━━━━━ Record extracts

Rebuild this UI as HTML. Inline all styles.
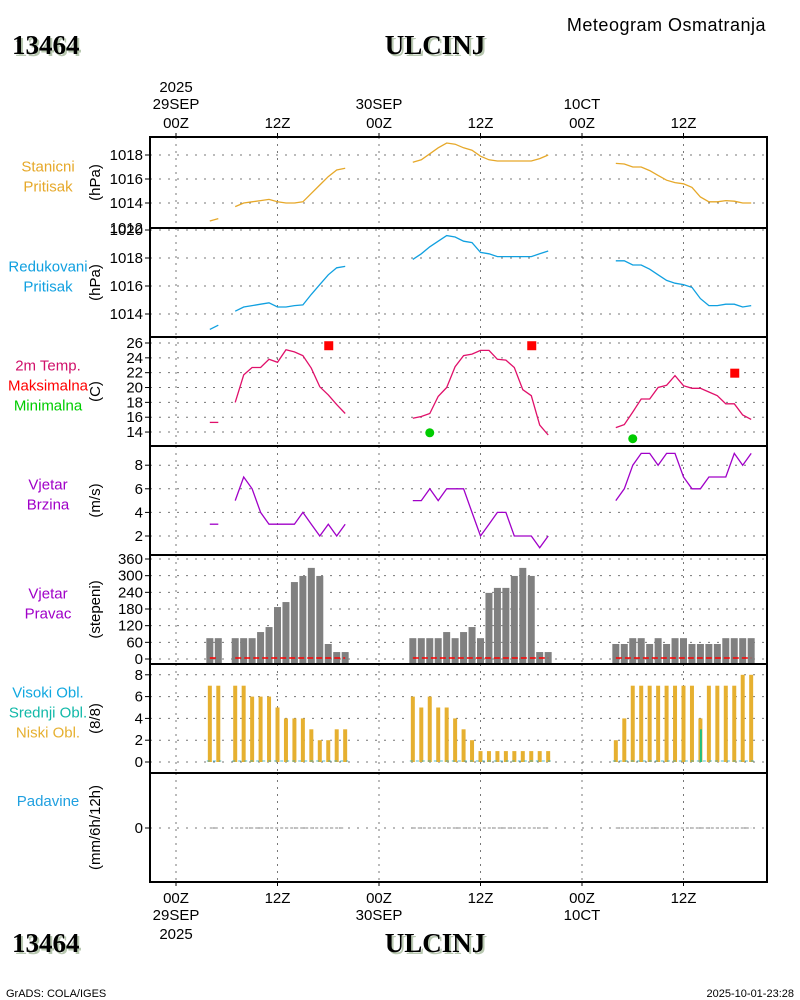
<!DOCTYPE html>
<html><head><meta charset="utf-8"><title>Meteogram ULCINJ</title>
<style>
body{margin:0;background:#fff;}
svg{display:block;font-family:"Liberation Sans",sans-serif;}
.t{font-size:15px;}
.ttl{font-family:"Liberation Serif",serif;font-weight:bold;font-size:27px;}
</style></head>
<body>
<svg id="chart" width="800" height="1000" viewBox="0 0 800 1000" xmlns="http://www.w3.org/2000/svg">
  <rect x="0" y="0" width="800" height="1000" fill="#fff"/>
  <g>
    <text x="14" y="56" class="ttl" fill="#b8c8b0">13464</text>
    <text x="12" y="54" class="ttl" fill="#000">13464</text>
    <text x="437" y="56" class="ttl" fill="#b8c8b0" text-anchor="middle">ULCINJ</text>
    <text x="435" y="54" class="ttl" fill="#000" text-anchor="middle">ULCINJ</text>
    <text x="766" y="31" font-size="18" text-anchor="end" letter-spacing="0.5">Meteogram Osmatranja</text>
  </g>
  <g>
    <text x="14" y="954" class="ttl" fill="#b8c8b0">13464</text>
    <text x="12" y="952" class="ttl" fill="#000">13464</text>
    <text x="437" y="954" class="ttl" fill="#b8c8b0" text-anchor="middle">ULCINJ</text>
    <text x="435" y="952" class="ttl" fill="#000" text-anchor="middle">ULCINJ</text>
    <text x="6" y="997" font-size="11">GrADS: COLA/IGES</text>
    <text x="794" y="997" font-size="11" text-anchor="end">2025-10-01-23:28</text>
  </g>
  <g id="plot"></g>
</svg>
<script>
const hours = [4,5,7,8,9,10,11,12,13,14,15,16,17,18,19,20,
  28,29,30,31,32,33,34,35,36,37,38,39,40,41,42,43,44,
  52,53,54,55,56,57,58,59,60,61,62,63,64,65,66,67,68];
const stationPressure = [1012.5,1012.7,1013.7,1014.0,1014.1,1014.2,1014.3,1014.1,1014.0,1014.0,1014.1,1014.8,1015.5,1016.2,1016.75,1016.9,
  1017.4,1017.6,1018.1,1018.6,1019.0,1018.9,1018.6,1018.4,1017.9,1017.6,1017.5,1017.5,1017.5,1017.5,1017.5,1017.7,1018.0,
  1017.3,1017.25,1017.0,1017.0,1016.7,1016.3,1015.9,1015.7,1015.6,1015.3,1014.5,1014.1,1014.1,1014.2,1014.15,1014.0,1014.0];
const seaPressure = [1012.9,1013.2,1014.2,1014.5,1014.6,1014.7,1014.8,1014.5,1014.5,1014.6,1014.65,1015.4,1016.1,1016.8,1017.3,1017.4,
  1017.9,1018.3,1018.8,1019.2,1019.6,1019.5,1019.2,1019.1,1018.4,1018.3,1018.1,1018.1,1018.1,1018.1,1018.1,1018.3,1018.5,
  1017.8,1017.8,1017.5,1017.5,1017.2,1016.8,1016.4,1016.2,1016.1,1015.9,1015.1,1014.6,1014.6,1014.7,1014.7,1014.5,1014.6];
const temperature = [15.3,15.3,18.0,21.7,22.7,22.7,23.8,23.4,25.1,24.8,24.3,22.6,20.1,19.0,17.7,16.5,
  15.85,16.1,16.5,18.8,20.0,22.8,24.3,24.5,25.0,25.0,23.8,23.7,22.7,19.7,18.9,14.95,13.6,
  14.6,15.0,16.7,18.45,18.45,20.0,20.3,21.6,20.25,19.9,19.9,19.4,18.9,17.8,17.8,16.3,15.7];
const maxTempHours = [18,42,66];
const maxTempValues = [25.7,25.7,22.0];
const minTempHours = [30,54];
const minTempValues = [13.9,13.1];
const windSpeed = [3,3,5,7,6,4,3,3,3,3,4,3,2,3,2,3,
  5,5,6,5,6,6,6,4,2,3,4,4,2,2,2,1,2,
  5,6,8,9,9,8,9,9,7,6,6,7,7,7,9,8,9];
const windDir = [75,75,75,75,75,97,115,187,205,277,299,328,299,54,25,25,
  75,75,75,75,97,75,97,115,75,238,256,256,299,328,299,25,25,
  54,54,75,75,54,75,54,75,75,54,54,54,54,75,75,75,75];
const lowCloud = [7,7,7,7,6,6,6,5,4,4,4,3,2,2,3,3,
  6,5,6,5,5,4,3,2,1,1,1,1,1,1,1,1,1,
  2,4,7,7,7,7,7,7,7,7,4,7,7,7,7,8,8];
const midCloud = [0,0,0,0,0,0,0,0,0,0,0,0,0,0,0,0,
  0,0,0,0,0,0,0,0,0,0,0,0,0,0,0,0,0,
  0,0,0,0,0,0,0,0,0,0,3,0,0,0,0,0,0];
const precip = [0,0,0,0,0,0,0,0,0,0,0,0,0,0,0,0,
  0,0,0,0,0,0,0,0,0,0,0,0,0,0,0,0,0,
  0,0,0,0,0,0,0,0,0,0,0,0,0,0,0,0,0];
const psTicks = [1014,1016,1018];
const slpTicks = [1014,1016,1018,1020];
const tTicks = [14,16,18,20,22,24,26];
const wsTicks = [2,4,6,8];
const wdTicks = [0,60,120,180,240,300,360];
const clTicks = [0,2,4,6,8];
const prTicks = [0];
const timeTickHours = [0,12,24,36,48,60];
const timeTickLabels = ["00Z","12Z","00Z","12Z","00Z","12Z"];
const dateLabelHours = [0,24,48];
const dateLabels = ["29SEP","30SEP","1OCT"];

const NS = "http://www.w3.org/2000/svg";
const root = document.getElementById('plot');
const X0 = 150, X1 = 767;
const xH = h => 176 + h * 101.5 / 12;

function mk(tag, attrs, parent) {
  const e = document.createElementNS(NS, tag);
  for (const k in attrs) e.setAttribute(k, attrs[k]);
  (parent || root).appendChild(e);
  return e;
}
function txt(x, y, s, attrs, parent) {
  const a = Object.assign({x: x, y: y, class: 't', fill: '#000'}, attrs || {});
  a.style = 'fill:' + a.fill;
  const e = mk('text', a, parent);
  e.textContent = s;
  return e;
}

const panels = [
  {id:'station-pressure', top:137, bot:228, y:v=>155+(1018-v)*12, ticks:psTicks, unit:'(hPa)', labels:[['Stanicni','#e6a829'],['Pritisak','#e6a829']]},
  {id:'sea-level-pressure', top:228, bot:337, y:v=>258+(1018-v)*14, ticks:slpTicks, unit:'(hPa)', labels:[['Redukovani','#10a0e0'],['Pritisak','#10a0e0']]},
  {id:'temperature', top:337, bot:446, y:v=>343+(26-v)*7.42, ticks:tTicks, unit:'(C)', labels:[['2m Temp.','#d0106a'],['Maksimalna','#ff0000'],['Minimalna','#00cc00']]},
  {id:'wind-speed', top:446, bot:555, y:v=>536-(v-2)*11.8, ticks:wsTicks, unit:'(m/s)', labels:[['Vjetar','#a000c8'],['Brzina','#a000c8']]},
  {id:'wind-direction', top:555, bot:664, y:v=>659-v*100/360, ticks:wdTicks, unit:'(stepeni)', labels:[['Vjetar','#a000c8'],['Pravac','#a000c8']]},
  {id:'cloud-cover', top:664, bot:773, y:v=>762-v*10.9, ticks:clTicks, unit:'(8/8)', labels:[['Visoki Obl.','#10a8e0'],['Srednji Obl.','#10b8a8'],['Niski Obl.','#e6b030']]},
  {id:'precipitation', top:773, bot:882, y:v=>828-v*20, ticks:prTicks, unit:'(mm/6h/12h)', labels:[['Padavine','#20a0e0']]}
];

function segments(vals) {
  const segs = []; let cur = [];
  for (let i = 0; i < hours.length; i++) {
    if (i > 0 && hours[i] - hours[i-1] > 1) { segs.push(cur); cur = []; }
    cur.push([hours[i], vals[i]]);
  }
  segs.push(cur);
  return segs;
}

panels.forEach(p => {
  const g = mk('g', {});
  
  
  p.g = g;
  timeTickHours.forEach(h => {
    const l = mk('line', {x1:xH(h), x2:xH(h), y1:p.top, y2:p.bot, stroke:'#777', 'stroke-width':1, 'stroke-dasharray':'2,5'}, g);
    
    
  });
  p.ticks.forEach(v => {
    const y = p.y(v);
    const l = mk('line', {x1:X0, x2:X1, y1:y, y2:y, stroke:'#777', 'stroke-width':1, 'stroke-dasharray':'2,7'}, g);
    
    
    const tk = mk('line', {x1:X0-5, x2:X0, y1:y, y2:y, stroke:'#000', 'stroke-width':1}, g);
    
    
    const t = txt(X0-7, y+5, String(v), {'text-anchor':'end'}, g);
    
    
  });
  const cy = (p.top + p.bot) / 2;
  const u = txt(0, 0, p.unit, {'text-anchor':'middle', transform:'translate(100,' + cy + ') rotate(-90)'}, g);
  
  
  const n = p.labels.length;
  const startY = (p.id === 'precipitation') ? 806 : cy - (n - 1) * 10 - 1;
  p.labels.forEach((lb, i) => {
    const t = txt(48, startY + i * 20, lb[0], {'text-anchor':'middle', fill:lb[1]}, g);
    
    
  });
});

const extra = txt(143, 233, '1012', {'text-anchor':'end'});



function drawLine(p, vals, color, name) {
  segments(vals).forEach(seg => {
    const pts = seg.map(d => xH(d[0]).toFixed(1) + ',' + p.y(d[1]).toFixed(1)).join(' ');
    const pl = mk('polyline', {points:pts, fill:'none', stroke:color, 'stroke-width':1.3}, p.g);
    
    
  });
}
drawLine(panels[0], stationPressure, '#e6a829', 'station-pressure-line');
drawLine(panels[1], seaPressure, '#10a0e0', 'sea-level-pressure-line');
drawLine(panels[2], temperature, '#e0106a', 'temperature-line');
drawLine(panels[3], windSpeed, '#a000c8', 'wind-speed-line');

maxTempHours.forEach((h, i) => {
  const r = mk('rect', {x:xH(h)-4, y:panels[2].y(maxTempValues[i])-4, width:9, height:9, fill:'#ff0000'}, panels[2].g);
  
  
});
minTempHours.forEach((h, i) => {
  const c = mk('circle', {cx:xH(h), cy:panels[2].y(minTempValues[i]), r:4.5, fill:'#00cc00'}, panels[2].g);
  
  
});

const pd = panels[4];
hours.forEach((h, i) => {
  const y = pd.y(windDir[i]);
  const r = mk('rect', {x:xH(h)-3.5, y:y, width:7, height:pd.bot - y, fill:'#808080'}, pd.g);
  
  
});
segments(windDir).forEach(seg => {
  const l = mk('line', {x1:xH(seg[0][0]), x2:xH(seg[seg.length-1][0]), y1:658, y2:658, stroke:'#ff0000', 'stroke-width':1.5, 'stroke-dasharray':'6,3'}, pd.g);
  
  
});

const pc = panels[5];
hours.forEach((h, i) => {
  const y = pc.y(lowCloud[i]);
  const r = mk('rect', {x:xH(h)-2, y:y, width:4, height:pc.y(0) - y, fill:'#e6b030'}, pc.g);
  
  
  if (midCloud[i] > 0) {
    const ym = pc.y(midCloud[i]);
    const m = mk('rect', {x:xH(h)-0.5, y:ym, width:2, height:pc.y(0) - ym, fill:'#20c080'}, pc.g);
    
    
  }
});
segments(lowCloud).forEach(seg => {
  const l = mk('line', {x1:xH(seg[0][0])-3, x2:xH(seg[seg.length-1][0])+3, y1:761, y2:761, stroke:'#20a8c8', 'stroke-width':0.8, 'stroke-dasharray':'3,3'}, pc.g);
  
  
});

const pp = panels[6];
segments(precip).forEach(seg => {
  const pts = seg.map(d => xH(d[0]).toFixed(1) + ',' + pp.y(d[1]).toFixed(1)).join(' ');
  const l = mk('polyline', {points:pts, fill:'none', stroke:'#888', 'stroke-width':1, 'stroke-dasharray':'3,2'}, pp.g);
  
  
});

panels.forEach(p => {
  const f = mk('rect', {x:X0, y:p.top, width:X1 - X0, height:p.bot - p.top, fill:'none', stroke:'#000', 'stroke-width':2});
  
  
});

timeTickHours.forEach((h, i) => {
  const x = xH(h);
  const t1 = mk('line', {x1:x, x2:x, y1:133, y2:137, stroke:'#000', 'stroke-width':1});
  
  
  const t2 = mk('line', {x1:x, x2:x, y1:882, y2:886, stroke:'#000', 'stroke-width':1});
  
  
  const a = txt(x, 128, timeTickLabels[i], {'text-anchor':'middle'});
  
  
  const b = txt(x, 903, timeTickLabels[i], {'text-anchor':'middle'});
  
  
});
dateLabelHours.forEach((h, i) => {
  const x = xH(h);
  const s = dateLabels[i] === '1OCT' ? '10CT' : dateLabels[i];
  const a = txt(x, 109, s, {'text-anchor':'middle'});
  
  
  const b = txt(x, 920, s, {'text-anchor':'middle'});
  
  
});
const y1 = txt(xH(0), 92, '2025', {'text-anchor':'middle'});


const y2 = txt(xH(0), 939, '2025', {'text-anchor':'middle'});


</script>
</body></html>
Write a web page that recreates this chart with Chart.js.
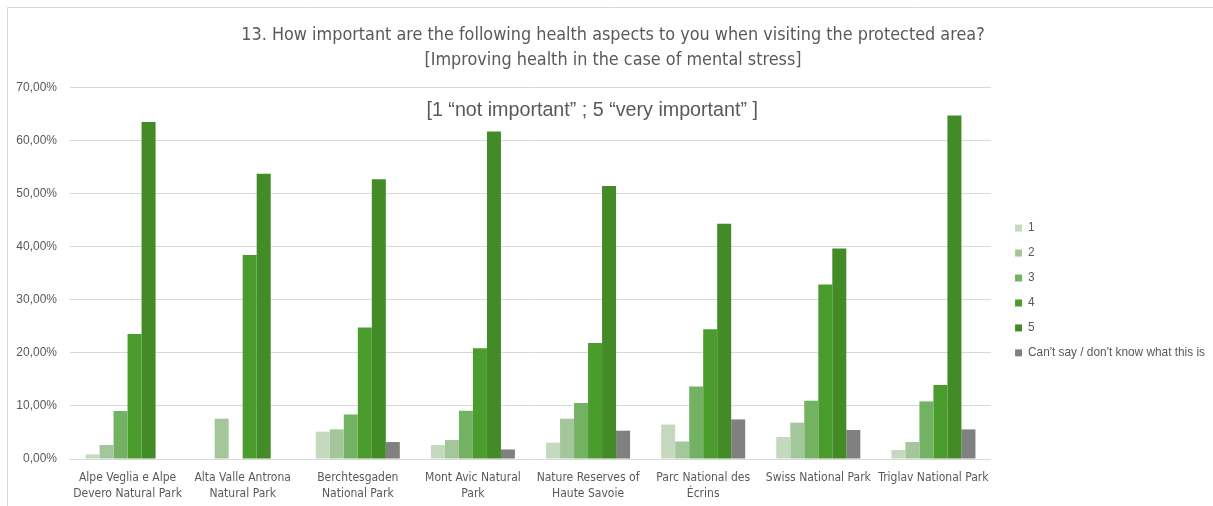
<!DOCTYPE html>
<html><head><meta charset="utf-8">
<script src="https://cdn.jsdelivr.net/npm/chart.js@4/dist/chart.umd.min.js"></script>
<style>html,body{margin:0;padding:0;background:#fff;overflow:hidden}#wrap{width:1213px;height:506px}</style>
</head><body><div id="wrap"><canvas id="c" width="1213" height="506"></canvas></div>
<script>
const categories = [
  ["Alpe Veglia e Alpe", "Devero Natural Park"],
  ["Alta Valle Antrona", "Natural Park"],
  ["Berchtesgaden", "National Park"],
  ["Mont Avic Natural", "Park"],
  ["Nature Reserves of", "Haute Savoie"],
  ["Parc National des", "Écrins"],
  "Swiss National Park",
  "Triglav National Park"
];
const seriesNames = ["1", "2", "3", "4", "5", "Can't say / don't know what this is"];
const rating1 = [0.87, 0, 5.15, 2.64, 3.08, 6.50, 4.15, 1.70];
const rating2 = [2.64, 7.60, 5.60, 3.58, 7.60, 3.30, 6.85, 3.20];
const rating3 = [9.06, 0, 8.40, 9.10, 10.57, 13.70, 11.00, 10.87];
const rating4 = [23.58, 38.50, 24.80, 20.90, 21.90, 24.50, 32.90, 13.96];
const rating5 = [63.58, 53.80, 52.80, 61.80, 51.50, 44.40, 39.70, 64.80];
const cantSay = [0, 0, 3.20, 1.80, 5.34, 7.47, 5.47, 5.58];
const yTicks = [0, 10, 20, 30, 40, 50, 60, 70];
const titleLines = ["13. How important are the following health aspects to you when visiting the protected area?", "[Improving health in the case of mental stress]"];
const scaleNote = "[1 \u201cnot important\u201d ; 5 \u201cvery important\u201d ]";

const colors = ["#c5d9bf", "#a3c79a", "#74b263", "#4a9d2c", "#428b27", "#808080"];
const seriesValues = [rating1, rating2, rating3, rating4, rating5, cantSay];
const TXT = "#595959";
const NARROW = "'DejaVu Sans Condensed', 'Liberation Sans Narrow', 'Liberation Sans', sans-serif";

const frame = {
  id: 'frame',
  afterLayout(chart) {
    const lg = chart.legend, a = chart.chartArea;
    if (lg) {
      const dx = (a.right + 11) - lg.left;
      lg.left += dx; lg.right += dx;
      lg.top += 17; lg.bottom += 17;
    }
    const tb = chart.titleBlock;
    if (tb) { tb.left += 7; tb.right += 7; }
  },
  beforeDraw(chart) {
    const c = chart.ctx;
    c.save();
    c.fillStyle = '#fff';
    c.fillRect(0, 0, chart.width, chart.height);
    c.strokeStyle = '#d9d9d9';
    c.lineWidth = 1;
    c.beginPath();
    c.moveTo(7.5, chart.height + 5);
    c.lineTo(7.5, 7.5);
    c.lineTo(chart.width + 5, 7.5);
    c.stroke();
    c.restore();
  },
  afterDatasetsDraw(chart) {
    const c = chart.ctx;
    const a = chart.chartArea;
    c.save();
    c.fillStyle = TXT;
    c.font = "19.7px 'Liberation Sans', sans-serif";
    c.textAlign = 'center';
    c.textBaseline = 'middle';
    c.fillText(scaleNote, a.left + a.width * 0.567, a.top + 23);
    c.restore();
  }
};

new Chart(document.getElementById('c'), {
  type: 'bar',
  data: {
    labels: categories,
    datasets: seriesNames.map((n, i) => ({
      label: n,
      data: seriesValues[i],
      backgroundColor: colors[i],
      borderWidth: 0,
      categoryPercentage: 0.73,
      barPercentage: 1.0
    }))
  },
  options: {
    responsive: false,
    devicePixelRatio: 1,
    animation: false,
    layout: { padding: { left: 8, right: 9, top: 23, bottom: 4 } },
    plugins: {
      tooltip: { enabled: false },
      title: {
        display: true,
        text: titleLines,
        color: TXT,
        font: { family: NARROW, size: 17.85, weight: 'normal', lineHeight: 1.4 },
        padding: { top: 0, bottom: 15 }
      },
      legend: {
        position: 'right',
        fullSize: false,
        align: 'center',
        labels: {
          color: TXT,
          boxWidth: 7,
          boxHeight: 7,
          padding: 13.1,
          font: { family: "'Liberation Sans', sans-serif", size: 11.85 }
        }
      }
    },
    scales: {
      x: {
        grid: { display: false, drawTicks: false },
        border: { display: true, color: '#d9d9d9' },
        ticks: {
          color: TXT,
          maxRotation: 0,
          autoSkip: false,
          padding: 11,
          font: { family: NARROW, size: 12, lineHeight: 1.333 }
        },
        afterFit(s) { s.height = 43; }
      },
      y: {
        min: 0,
        max: 70,
        afterBuildTicks(s) { s.ticks = yTicks.map(v => ({ value: v })); },
        grid: { color: '#d9d9d9', drawTicks: false },
        border: { display: false },
        ticks: {
          color: TXT,
          padding: 13,
          font: { family: "'Liberation Sans', sans-serif", size: 12 },
          callback: v => v.toFixed(2).replace('.', ',') + '%'
        },
        afterFit(s) { s.width = 62; }
      }
    }
  },
  plugins: [frame]
});
</script></body></html>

━━━━━━━━━━

Identify the lines in the entries that hold "this" and return each one.

Exercise solution
Rebuild this UI as HTML. Inline all styles.
Write a web page that recreates this chart with Chart.js.
const seriesNames = ["1", "2", "3", "4", "5", "Can't say / don't know what this is"];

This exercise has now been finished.